Escaping and Backslashes, Oh Joy
Saturday, February 18, 2006, at 08:07AM
By Eric Richardson
Over the past few days I noticed an annoying issue where a by-address search wasn't behaving properly. I would search for, say, "santa fe" and would get only four results even though I knew there were five in the database.
The Rails code that was generating the search was pretty simple:
@buildings = Building.find(:all,
:conditions => [
'address regexp ?',
'^[^\n]*' + building[:address].downcase
],
:order => "address ASC")
So for that santa fe search I should get:
SELECT *
FROM buildings
WHERE (address regexp '^[^\n]*santa fe')
ORDER BY address ASC
But that's not what I'm getting. I'm actually getting that regexp as '^[^\\n]*santa fe'. So instead of preventing newlines before the address, I'm actually preventing backslashes or n's. The missing result -- on "N. Santa Fe".

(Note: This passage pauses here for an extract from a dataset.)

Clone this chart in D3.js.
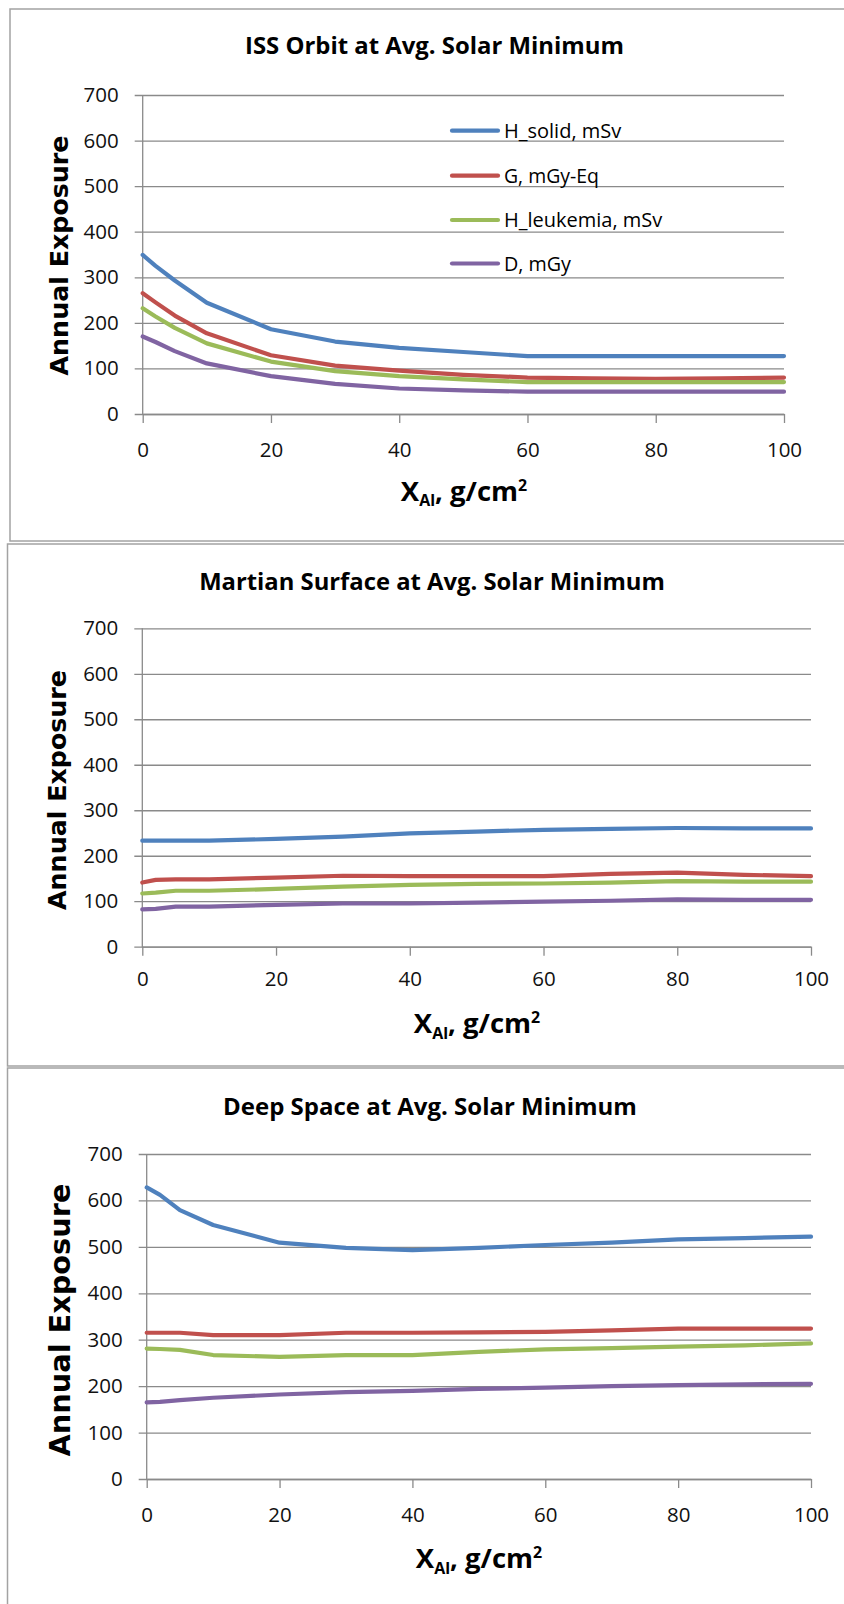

The proper way to write that query from Rails while still getting quoting on the supplied address would be something more like:
conditions = "address regexp '^[^\\\n]*"
conditions << Building.connection.quote_string(building[:address].downcase)
conditions << "'"
@buildings = Building.find(:all,
:conditions => [ conditions ],
:order => "address ASC")
(Note that here the \\n is just to get \n to SQL)
Geesh... I had to extra escape backslashes just to get them to show up in this post.